梯度补偿法控温晶体的高功率绿光激光器

研究了平均功率超过30W的稳定高效全固态绿光激光器,分析得出影响全固态腔内倍频激光器倍频效率和输出稳定性的主要因素是倍频晶体局部温升造成的相位失配和热透镜效应,采用温度梯度补偿控温法对大尺寸倍频晶体进行温度控制,降低激光器工作中倍频晶体内外温度梯度从而有效地克服因晶体局部温升造成的倍频相位匹配角失配和热透镜效应。采用三条60W的半导体激光二极管阵列板条侧面抽运Nd:YAG激光增益介质棒,采用声光调Q,平凹直腔和腔内倍频结构配合温度梯度补偿控温法对大尺寸倍频晶体进行温度控制,得到了稳定高效的532nm绿光输出。在抽运电流25A,抽运功率174.6W时,得到了脉冲宽度110ns,重复频率10kHz,输出平均功率31.6W稳定高效的绿光输出,光-光转换效率为18.1%,功率稳定性为±0.66%,绿光输出光束质量因子M2=4.3。

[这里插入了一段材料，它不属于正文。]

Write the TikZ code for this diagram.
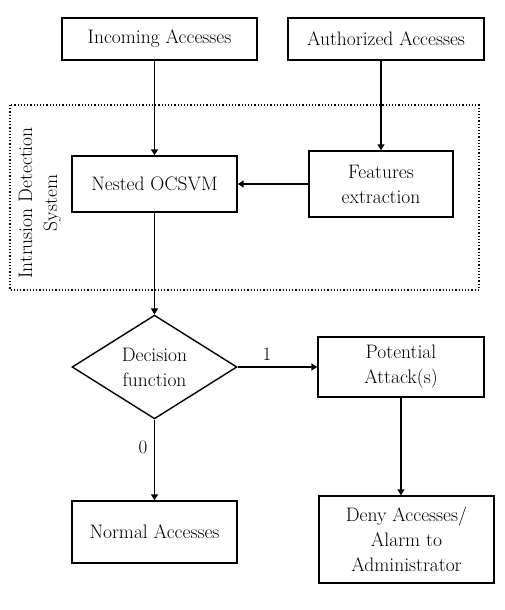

Grads-Compensating Temperature Control for Crystal in High Power Green Light Laser

A stable and efficient all solid-state green laser with average power over 30 W is studied. The phase mismatching and thermal lens effect induced by local temperature rise of doubling frequency crystal are the major reasons affecting frequency doubling efficiency and laser output power stability. The method of grads-compensating temperature controll is used to adjust the operating temperature of frequency doubling crystal with large size. This temperature control system debases the inside and outside temperature grads of crystal to compensate the phase mismatching and thermal lens effect of frequency doubling crystal. This laser that is side-pumped by three bars laser diode array of 60 W and adopts the high efficiency flat-concave cavity, intracavity frequency doubling resonance structure, and acoust-optic Q-switching generates a maximum green average power of 31.6 W with 110 ns pulse width and 10 kHz repetition rate when pumped current of laser diode was 25 A and pumped power was 174.6 W. The optic-optic transition efficiency is up to 18.1%, and power stability is up to ±0.66% with beam quality factor of green laser M2=4.3.